In April, when 44-year-old Ambika Krishna lay in a hospital bed in Chennai, her knee torn, her ability to walk destroyed, she was wondering about her mission, one that landed her in the hospital. She kept going back to her decision of riding a bike throughout India in honour of the country’s soldiers in jeopardy. It had only been four days since she had kicked off her journey from Kochi, her hometown in Kerala, when a reckless car driver overtook her Royal Enfield Bullet from the right and turned left without an indicator. Krishna had to immediately brake, spinning the bike out of control, and lay on the road with an 80 percent ligament tear in her left knee.
“I was very depressed for days,” she says. “Doctors told me I will need to get a surgery and rest for six months,” adds Krishna, who had planned to visit the All India Radio (AIR) FM Rainbow stations in 17 states and travel 25,000 km in approximately 47 days.
Her rescue came in the form of a doctor who recommended ayurvedic treatment. She was asked to rest for three weeks and that the tear would self-heal if she did not exert herself at all. Krishna complied, and on May 9, exactly 22 days after her accident, she was off again on her journey, on the way to the Bangalore station.
The idea of this journey is a tribute to Indian soldiers and their widows. At 19, Krishna lost her husband, employed in the Air Force, in an accident, one year after their wedding and three months after the birth of their daughter. “I wanted to prove to naysayers that women can do anything, and just because she is alone, she isn’t incapable,” says Krishna, who was in Delhi this week and still suffers pain in her left knee. A kneecap is necessary besides getting off on the right side of her bike now.
After her husband’s death, Krishna began working as an accountant. In 2009 she began moonlighting as a radio jockey with AIR FM Rainbow 107.5 in Kochi, doing one-hour programmes every day.
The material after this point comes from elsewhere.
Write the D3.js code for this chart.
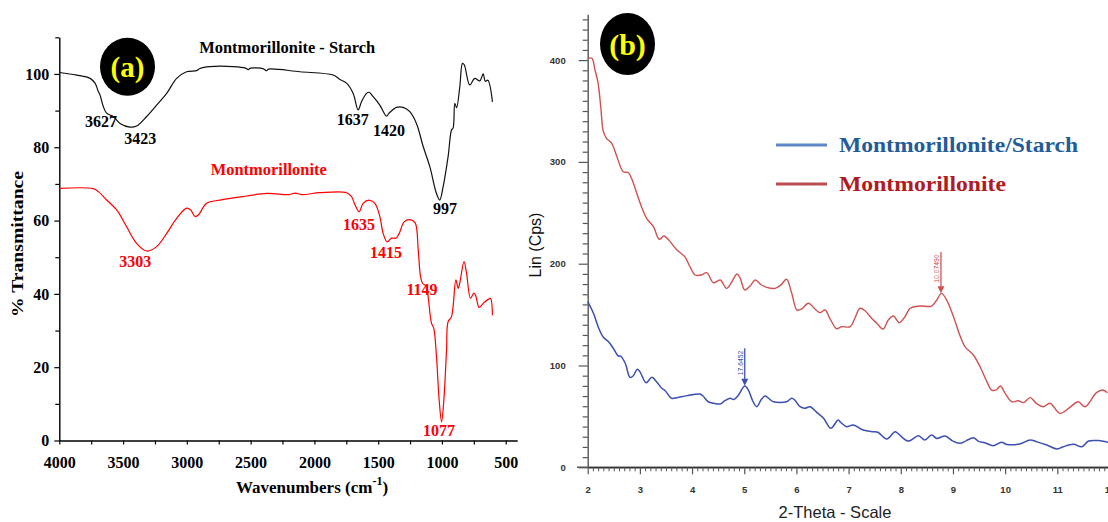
<!DOCTYPE html>
<html><head><meta charset="utf-8">
<script src="https://cdn.jsdelivr.net/npm/d3@7"></script>
<style>body{margin:0;background:#fff}svg{display:block}</style>
</head><body>
<svg id="c" width="1108" height="522"></svg>
<script>
// ---------- Panel (a) FTIR data ----------
const ftirStarchWn = [4000,3864,3759,3720,3694,3681,3655,3629,3577,3524,3446,3394,3315,3237,3158,3080,3002,2923,2897,2819,2636,2540,2519,2500,2400,2375,2360,2114,1853,1800,1748,1696,1657,1630,1591,1571,1539,1487,1434,1415,1356,1304,1252,1200,1147,1095,1043,1017,991,952,925,912,899,885,860,839,825,782,743,703,677,660,640,604];
const ftirStarchT  = [100.4,99.7,98.8,97.5,95.2,94.3,91.1,89.3,88.4,86.5,85.5,85.8,88.4,91.5,94.7,98.8,100.6,100.9,101.5,102.0,102.0,101.6,101.2,101.6,101.4,100.9,101.3,100.6,99.7,98.5,97.5,94.7,90.2,92.5,94.7,95.0,93.8,91.5,88.5,89.3,90.9,90.9,89.7,86.5,80.2,74.7,67.4,65.6,69.2,77.4,84.7,85.3,92.0,90.8,96.5,102.9,102.5,97.0,98.8,98.1,100.0,98.0,98.3,92.4];
const ftirMontWn = [4000,3734,3694,3629,3550,3472,3394,3315,3237,3158,3080,3002,2970,2936,2910,2845,2740,2532,2374,2200,2150,2100,1957,1748,1708,1682,1649,1618,1571,1526,1487,1461,1430,1396,1360,1335,1295,1243,1209,1186,1168,1152,1121,1108,1082,1064,1043,1022,1003,985,964,952,925,891,873,860,827,807,776,750,735,709,677,638,620,604];
const ftirMontT  = [68.8,68.7,67.9,65.6,62.9,58.3,53.8,51.7,52.9,56.5,60.6,63.4,62.9,61.1,61.5,64.7,65.6,66.7,67.4,67.1,67.5,67.1,67.6,67.6,66.5,64.3,62.4,64.7,65.6,64.7,61.1,56.5,54.2,55.2,55.2,56.5,59.7,60.2,59.3,52.0,44.7,42.9,42.0,39.2,32.0,30.6,22.9,11.1,5.1,11.1,24.7,32.4,33.8,43.8,41.5,43.0,48.8,45.6,38.8,40.2,39.5,36.3,37.4,38.5,38.8,34.2];
const ftirXTicks = [4000,3500,3000,2500,2000,1500,1000,500];
const ftirXMinor = [3750,3250,2750,2250,1750,1250,750];
const ftirYTicks = [0,20,40,60,80,100];
const ftirYMinor = [10,30,50,70,90,110];
const starchPeakText = ["3627","3423","1637","1420","997"];
const starchPeakWn   = [3673,3365,1699,1415,976];
const starchPeakT    = [85.5,80.9,86.2,83.2,61.9];
const montPeakText = ["3303","1635","1415","1149","1077"];
const montPeakWn   = [3404,1650,1438,1156,1023];
const montPeakT    = [47.3,57.3,49.9,39.8,1.1];
const ftirSeriesNames = ["Montmorillonite - Starch","Montmorillonite"];
const ftirSeriesNameWn = [2213,2358];
const ftirSeriesNameT  = [105.7,72.4];

// ---------- Panel (b) XRD data ----------
const xrdStarchTheta = [2.00,2.11,2.20,2.30,2.40,2.49,2.59,2.63,2.72,2.81,2.87,2.95,3.00,3.12,3.23,3.32,3.42,3.48,3.61,3.71,3.90,4.15,4.21,4.31,4.41,4.54,4.63,4.73,4.80,4.89,5.01,5.08,5.17,5.24,5.33,5.40,5.49,5.56,5.81,5.91,5.97,6.07,6.16,6.26,6.39,6.52,6.66,6.80,6.85,6.96,7.09,7.28,7.47,7.56,7.73,7.89,7.95,8.14,8.34,8.46,8.59,8.69,8.85,8.99,9.13,9.25,9.39,9.49,9.61,9.77,9.93,10.03,10.28,10.48,10.61,10.80,10.99,11.11,11.31,11.47,11.60,11.82,11.98];
const xrdStarchCps   = [162.7,151.3,138.1,127.7,123.4,116.9,109.3,109.3,102.2,88.4,89.7,96.3,94,83.1,88.4,84.1,77.6,75.5,67.8,68.4,70.4,72.0,70,64.4,62.9,62.2,65.4,67.8,66.5,71,79.9,75.9,64.4,59.5,66.8,70,66.8,64.4,64.4,67.8,66,59.5,57.9,59.5,54,48.1,38.3,46.5,44,39.9,41.6,36.6,35,34.5,27.8,35,33,25.8,31,26.8,31.7,28.4,30.7,26,23.6,26,29.1,25.5,24.2,21.2,24.6,22.5,22.9,26.8,25,21.9,18,20.2,22.6,20.2,25.8,26.1,24.6];
const xrdMontTheta = [2.00,2.08,2.14,2.20,2.25,2.30,2.36,2.46,2.56,2.68,2.78,2.84,2.94,3.03,3.13,3.26,3.37,3.46,3.54,3.71,3.86,3.96,4.06,4.18,4.28,4.41,4.54,4.66,4.76,4.86,4.92,5.01,5.11,5.21,5.33,5.43,5.59,5.70,5.81,5.91,6.01,6.10,6.23,6.36,6.45,6.55,6.64,6.77,6.86,7.03,7.12,7.22,7.32,7.44,7.54,7.66,7.76,7.86,7.97,8.08,8.18,8.37,8.59,8.69,8.78,8.88,9.01,9.13,9.23,9.39,9.52,9.65,9.74,9.83,9.91,10.00,10.13,10.25,10.35,10.48,10.61,10.73,10.86,11.05,11.24,11.40,11.53,11.75,11.87,11.96];
const xrdMontCps   = [401.8,401.8,390.3,377.2,354.2,329.7,323.2,318.3,305.1,290.4,289.4,283.9,269.2,256,244.6,236.4,224,227.2,224,213.5,206.9,197,188.9,188.9,191.2,181.3,184,175.8,182,189.9,186,174.2,178,184,179.1,176.8,175.8,179,184.7,170.9,154.5,155.5,161.1,155.2,151.9,154.5,146.4,136.1,138.1,138.1,146.4,156.2,153.5,146.4,141.5,135.8,144.7,148.6,142,147.9,156.2,158.4,158.4,164.3,170.9,164.3,147.9,130,118.5,110.3,98.8,84.1,75.9,76,79.9,72.7,64.4,65.4,63.5,68.4,62.2,59.5,62.9,53,58.9,64.4,59.5,73.3,75.9,73.3];
const xrdXTicks = [2,3,4,5,6,7,8,9,10,11,12];
const xrdYTicks = [0,100,200,300,400];
const xrdPeakText  = ["17.6452","10.07490"];
const xrdPeakTheta = [5.01,8.77];
const xrdPeakTop   = [117,211.5];
const xrdPeakTip   = [80,171];
const xrdLegendNames = ["Montmorillonite/Starch","Montmorillonite"];

const svg = d3.select("#c");
const serif = "'Liberation Serif','Times New Roman',serif";
const sans = "'Liberation Sans',Arial,sans-serif";

// =================== Panel (a) ===================
const xA = d3.scaleLinear().domain([4000,410]).range([59.3,517.2]);
const yA = d3.scaleLinear().domain([0,110]).range([440.5,37.3]);
const gA = svg.append("g");

function styleAxis(g, font, size, weight, color){
  g.selectAll("path.domain").attr("stroke", color).attr("stroke-width",1.4);
  g.selectAll(".tick line").attr("stroke", color).attr("stroke-width",1.2);
  g.selectAll(".tick text").attr("font-family",font).attr("font-size",size).attr("font-weight",weight).attr("fill",color);
}
const axAx = gA.append("g").attr("transform","translate(0,440.5)")
  .call(d3.axisBottom(xA).tickValues(ftirXTicks).tickSize(4).tickSizeOuter(0).tickPadding(12).tickFormat(d3.format("d")));
styleAxis(axAx, serif, 16, "bold", "#000");
const axAxm = gA.append("g").attr("transform","translate(0,440.5)")
  .call(d3.axisBottom(xA).tickValues(ftirXMinor).tickSize(4).tickSizeOuter(0).tickFormat(""));
axAxm.select("path.domain").remove(); styleAxis(axAxm, serif,16,"bold","#000");
const axAy = gA.append("g").attr("transform","translate(59.3,0)")
  .call(d3.axisLeft(yA).tickValues(ftirYTicks).tickSize(5).tickSizeOuter(0).tickPadding(5).tickFormat(d3.format("d")));
styleAxis(axAy, serif, 16, "bold", "#000");
const axAym = gA.append("g").attr("transform","translate(59.3,0)")
  .call(d3.axisLeft(yA).tickValues(ftirYMinor).tickSize(4).tickSizeOuter(0).tickFormat(""));
axAym.select("path.domain").remove(); styleAxis(axAym, serif,16,"bold","#000");

// axis titles
const xt = gA.append("text").attr("x",312).attr("y",493).attr("text-anchor","middle")
  .attr("font-family",serif).attr("font-size",17).attr("font-weight","bold");
xt.append("tspan").text("Wavenumbers (cm");
xt.append("tspan").attr("font-size",12).attr("dy",-8).text("-1");
xt.append("tspan").attr("dy",8).text(")");
gA.append("text").attr("transform","translate(23,244) rotate(-90)").attr("text-anchor","middle")
  .attr("font-family",serif).attr("font-size",17).attr("font-weight","bold")
  .attr("textLength",146).attr("lengthAdjust","spacingAndGlyphs").text("% Transmittance");

// series text labels
const serColors = ["#000","#ff0000"];
const serLens = [176,116];
ftirSeriesNames.forEach((n,i)=>{
  gA.append("text").attr("x",xA(ftirSeriesNameWn[i])).attr("y",yA(ftirSeriesNameT[i]))
    .attr("text-anchor","middle").attr("font-family",serif).attr("font-size",16).attr("font-weight","bold")
    .attr("fill",serColors[i]).attr("textLength",serLens[i]).attr("lengthAdjust","spacingAndGlyphs").text(n);
});
// peak labels
function peakLabels(texts, wn, t, color){
  texts.forEach((s,i)=>{
    gA.append("text").attr("x",xA(wn[i])).attr("y",yA(t[i])).attr("text-anchor","middle")
      .attr("font-family",serif).attr("font-size",16).attr("font-weight","bold").attr("fill",color).text(s);
  });
}
peakLabels(starchPeakText, starchPeakWn, starchPeakT, "#000");
peakLabels(montPeakText, montPeakWn, montPeakT, "#ff0000");

const lineA = d3.line().x(d=>xA(d[0])).y(d=>yA(d[1])).curve(d3.curveCatmullRom.alpha(0.5));
gA.append("path").datum(d3.zip(ftirStarchWn, ftirStarchT)).attr("d",lineA)
  .attr("fill","none").attr("stroke","#111").attr("stroke-width",1.2);
gA.append("path").datum(d3.zip(ftirMontWn, ftirMontT)).attr("d",lineA)
  .attr("fill","none").attr("stroke","#ff0000").attr("stroke-width",1.2);

// badge (a)
gA.append("ellipse").attr("cx",127.5).attr("cy",66.7).attr("rx",27.5).attr("ry",29).attr("fill","#000");
gA.append("text").attr("x",127.5).attr("y",76.5).attr("text-anchor","middle").attr("font-family",serif)
  .attr("font-size",29).attr("font-weight","bold").attr("fill","#ffff00").text("(a)");

// =================== Panel (b) ===================
const xB = d3.scaleLinear().domain([2,12]).range([587.7,1109.5]);
const yB = d3.scaleLinear().domain([0,445]).range([467.3,14.3]);
const gB = svg.append("g");
const axCol = "#555";

gB.append("line").attr("x1",577).attr("x2",1108).attr("y1",467.3).attr("y2",467.3).attr("stroke",axCol).attr("stroke-width",1.4);
const bx = gB.append("g").attr("transform","translate(0,467.3)")
  .call(d3.axisBottom(xB).tickValues(xrdXTicks).tickSize(7).tickSizeOuter(0).tickPadding(12).tickFormat(d3.format("d")));
styleAxis(bx, sans, 9.5, "bold", "#333");
bx.selectAll(".tick line").attr("stroke",axCol);
const xMinor = d3.range(20,121).filter(v=>v%10!==0).map(v=>v/10);
const bxm = gB.append("g").attr("transform","translate(0,467.3)")
  .call(d3.axisBottom(xB).tickValues(xMinor).tickSize(4).tickSizeOuter(0).tickFormat(""));
bxm.select("path.domain").remove();
bxm.selectAll(".tick line").attr("stroke",axCol).attr("stroke-width",1);

const by = gB.append("g").attr("transform","translate(587.7,0)")
  .call(d3.axisLeft(yB).tickValues(xrdYTicks).tickSize(9).tickSizeOuter(0).tickPadding(13).tickFormat(d3.format("d")));
styleAxis(by, sans, 9.5, "bold", "#333");
by.selectAll("path.domain").attr("stroke",axCol);
by.selectAll(".tick line").attr("stroke",axCol);
const yMinor = d3.range(10,441,10).filter(v=>v%100!==0);
const bym = gB.append("g").attr("transform","translate(587.7,0)")
  .call(d3.axisLeft(yB).tickValues(yMinor).tickSize(5).tickSizeOuter(0).tickFormat(""));
bym.select("path.domain").remove();
bym.selectAll(".tick line").attr("stroke",axCol).attr("stroke-width",1.2);

gB.append("text").attr("x",835).attr("y",517.5).attr("text-anchor","middle").attr("font-family",sans)
  .attr("font-size",16.5).attr("fill","#222").text("2-Theta - Scale");
gB.append("text").attr("transform","translate(541,245) rotate(-90)").attr("text-anchor","middle")
  .attr("font-family",sans).attr("font-size",16).attr("fill","#111").text("Lin (Cps)");

const lineB = d3.line().x(d=>xB(d[0])).y(d=>yB(d[1])).curve(d3.curveCatmullRom.alpha(0.5));
const xrdColors = ["#3d4fb3","#cf5252"];
gB.append("path").datum(d3.zip(xrdMontTheta, xrdMontCps)).attr("d",lineB)
  .attr("fill","none").attr("stroke",xrdColors[1]).attr("stroke-width",1.4);
gB.append("path").datum(d3.zip(xrdStarchTheta, xrdStarchCps)).attr("d",lineB)
  .attr("fill","none").attr("stroke",xrdColors[0]).attr("stroke-width",1.5);

// peak markers
xrdPeakText.forEach((s,i)=>{
  const c = xrdColors[i], x = xB(xrdPeakTheta[i]), y1 = yB(xrdPeakTop[i]), y2 = yB(xrdPeakTip[i]);
  gB.append("line").attr("x1",x).attr("x2",x).attr("y1",y1).attr("y2",y2-4).attr("stroke",c).attr("stroke-width",1.3);
  gB.append("path").attr("d",`M${x-3.5},${y2-7}L${x+3.5},${y2-7}L${x},${y2}Z`).attr("fill",c);
  gB.append("text").attr("transform",`translate(${x-2},${(y1+y2)/2-4}) rotate(-90)`).attr("text-anchor","middle")
    .attr("font-family",sans).attr("font-size",6.8).attr("fill",c).text(s);
});

// legend
const legLineCols = ["#4d7cc2","#b53a3a"];
const legTextCols = ["#1f5c99","#b21a22"];
const legY = [145,184];
const legLens = [239,167];
xrdLegendNames.forEach((n,i)=>{
  gB.append("line").attr("x1",776).attr("x2",827).attr("y1",legY[i]).attr("y2",legY[i])
    .attr("stroke",legLineCols[i]).attr("stroke-width",3).attr("opacity",0.9);
  gB.append("text").attr("x",839).attr("y",legY[i]+7).attr("font-family",serif).attr("font-size",22)
    .attr("font-weight","bold").attr("fill",legTextCols[i]).attr("textLength",legLens[i])
    .attr("lengthAdjust","spacingAndGlyphs").text(n);
});

// badge (b)
gB.append("ellipse").attr("cx",627.5).attr("cy",44).attr("rx",27.5).attr("ry",31).attr("fill","#000");
gB.append("text").attr("x",627.5).attr("y",55).attr("text-anchor","middle").attr("font-family",serif)
  .attr("font-size",30).attr("font-weight","bold").attr("fill","#ffff00").text("(b)");
</script>
</body></html>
In 2015, she turned to jockeying full time and also pursued an interest in photography, shooting location stills and poster shots for Malayalam movies. “Radios and soldiers are very closely connected, because they always have a transistor or radio with them. I was inspired by AIR’s Sandesh to Soldiers programme to start my bike-across-India mission, where soldiers in service got letters from family and friends,” she says.
Krishna starts her journey every day at 5 am and rides continuously for seven to eight hours. She rests in a patchwork of government guesthouses and AIR-facilitated accommodations in each state, and says that she’s been warmly received wherever she’s been.